Жест оратора, рисунок мелом на доске, сопровождающий научный доклад — что это, если не наследие магического действа, в котором волевое воздействие слова подкреплялось волевым воздействием изображения и танца?
Мне, разумеется, известна теория, развивающая совершенно противоположные взгляды. Дарвин полагал, что речь появилась в процессе трудового взаимодействия и получил горячую поддержку со стороны марксистов. Современному человеку эта гипотеза может показаться правдоподобной, но дело в том, что древние на той стадии, когда появилась речь, ещё не делали ничего такого, что требует постоянных высказываний. Потребность в получении информации друг от друга была минимальной: в их мире знание было общим.
Допускается, исходя из опыта современных людей, что рисунки, особенно рисунки животных, делали для того, чтобы показать будущим охотникам, с кем им придется иметь дело, а заодно и потренироваться в метании дротиков. И лишь позднее люди заметили, что рисунок может служить украшением или даже выражением каких-то чувств. Но это теория человека, который не только никогда не метал дротиков, но и не выражал своих чувств с помощью живописи. В том же ключе происхождение танца пришлось бы объяснить потребностью размять ноги.
Есть все основания полагать, что огонь, столь же мощное первоначало, что и Логос, использовали в магических целях и охраняли как символ племенной воли задолго до того, как ему нашлось применение в обогреве жилищ и приготовлении пищи (берущем начало от ритуального сжигания и поедания жертв, приносимых огню).
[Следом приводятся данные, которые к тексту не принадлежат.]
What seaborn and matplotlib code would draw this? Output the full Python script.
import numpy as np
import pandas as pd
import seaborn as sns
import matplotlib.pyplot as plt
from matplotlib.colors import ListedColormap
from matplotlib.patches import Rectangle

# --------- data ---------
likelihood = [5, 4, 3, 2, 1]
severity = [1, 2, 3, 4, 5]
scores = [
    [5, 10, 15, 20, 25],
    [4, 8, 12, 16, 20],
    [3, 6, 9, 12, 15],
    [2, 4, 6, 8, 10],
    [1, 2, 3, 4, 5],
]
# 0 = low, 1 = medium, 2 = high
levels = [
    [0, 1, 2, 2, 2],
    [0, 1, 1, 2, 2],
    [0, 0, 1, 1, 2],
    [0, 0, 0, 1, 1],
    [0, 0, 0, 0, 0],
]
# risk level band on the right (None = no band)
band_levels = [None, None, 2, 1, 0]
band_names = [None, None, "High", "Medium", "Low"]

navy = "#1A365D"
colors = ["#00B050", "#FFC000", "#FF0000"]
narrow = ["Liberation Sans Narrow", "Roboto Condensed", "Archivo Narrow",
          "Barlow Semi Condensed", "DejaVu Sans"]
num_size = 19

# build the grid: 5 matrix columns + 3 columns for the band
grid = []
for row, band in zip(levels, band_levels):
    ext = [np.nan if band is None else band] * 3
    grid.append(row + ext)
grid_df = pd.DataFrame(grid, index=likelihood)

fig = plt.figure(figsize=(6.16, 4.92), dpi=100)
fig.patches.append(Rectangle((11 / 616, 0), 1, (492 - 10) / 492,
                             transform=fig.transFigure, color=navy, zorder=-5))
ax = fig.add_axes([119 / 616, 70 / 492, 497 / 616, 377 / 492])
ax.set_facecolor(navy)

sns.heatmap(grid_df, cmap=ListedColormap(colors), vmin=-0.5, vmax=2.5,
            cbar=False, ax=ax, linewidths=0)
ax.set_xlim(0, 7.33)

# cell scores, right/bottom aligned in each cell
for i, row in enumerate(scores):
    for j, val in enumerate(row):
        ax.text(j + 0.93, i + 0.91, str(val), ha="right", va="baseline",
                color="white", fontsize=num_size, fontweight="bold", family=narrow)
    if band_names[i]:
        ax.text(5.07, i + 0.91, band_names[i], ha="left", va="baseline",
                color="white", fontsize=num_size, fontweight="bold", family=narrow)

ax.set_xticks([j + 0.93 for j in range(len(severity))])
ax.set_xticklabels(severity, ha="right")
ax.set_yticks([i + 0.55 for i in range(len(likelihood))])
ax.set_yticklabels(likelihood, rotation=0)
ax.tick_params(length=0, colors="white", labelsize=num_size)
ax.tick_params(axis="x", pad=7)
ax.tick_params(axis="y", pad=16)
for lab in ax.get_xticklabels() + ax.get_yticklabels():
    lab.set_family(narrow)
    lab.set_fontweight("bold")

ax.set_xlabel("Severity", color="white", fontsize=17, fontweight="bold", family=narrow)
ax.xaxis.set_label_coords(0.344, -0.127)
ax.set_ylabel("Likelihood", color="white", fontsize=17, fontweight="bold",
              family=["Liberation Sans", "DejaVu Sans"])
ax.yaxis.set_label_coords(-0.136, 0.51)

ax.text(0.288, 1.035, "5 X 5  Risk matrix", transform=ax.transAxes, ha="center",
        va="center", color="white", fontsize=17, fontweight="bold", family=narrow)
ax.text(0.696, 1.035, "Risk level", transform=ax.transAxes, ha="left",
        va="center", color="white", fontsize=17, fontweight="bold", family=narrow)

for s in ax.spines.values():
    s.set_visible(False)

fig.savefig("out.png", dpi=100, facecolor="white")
Всё это представления одного ряда, и они согласуются с тем, что вначале было слово. Прагматическое возникало как надстройка над духовным, а не наоборот.
Растворение
Еще гомеровский герой мог мимоходом отметить: «Какой-то указывал бог нам дорогу» (все складывалось благополучно). Какой-то безымянный бог был всего лишь воплощением дружественной или враждебной воли, которую можно преодолеть, как магическое снадобье Одиссея преодолевало действие магического снадобья Цирцеи. Какой-то бог в волевом отношении едва ли сильнее духа предка или тотема — эти составляющие магической системы взаимозаменяемы (Гомер, поэт переходной эпохи, пытается совместить волевое превосходство Одиссея над Цирцеей с преувеличенным восхищением ее магическими способностями: разгневать в косах прекрасных богиню ужасную по меньшей мере нежелательно).
Идея единой вселенской воли как организующего начала духовной жизни несомненно имеет более позднее происхождение и могла зародиться лишь в развитой общественной системе, давшей человеку почувствовать действие сил, много превосходящих чью-либо индивидуальную волю. Человек как вид, можно сказать, разочаровался в себе, в своем волевом могуществе, в беспредельности познания (каждый из нас, повторяя историю вида на индивидуальном уровне, переживает аналогичное разочарование на ранней стадии духовного развития).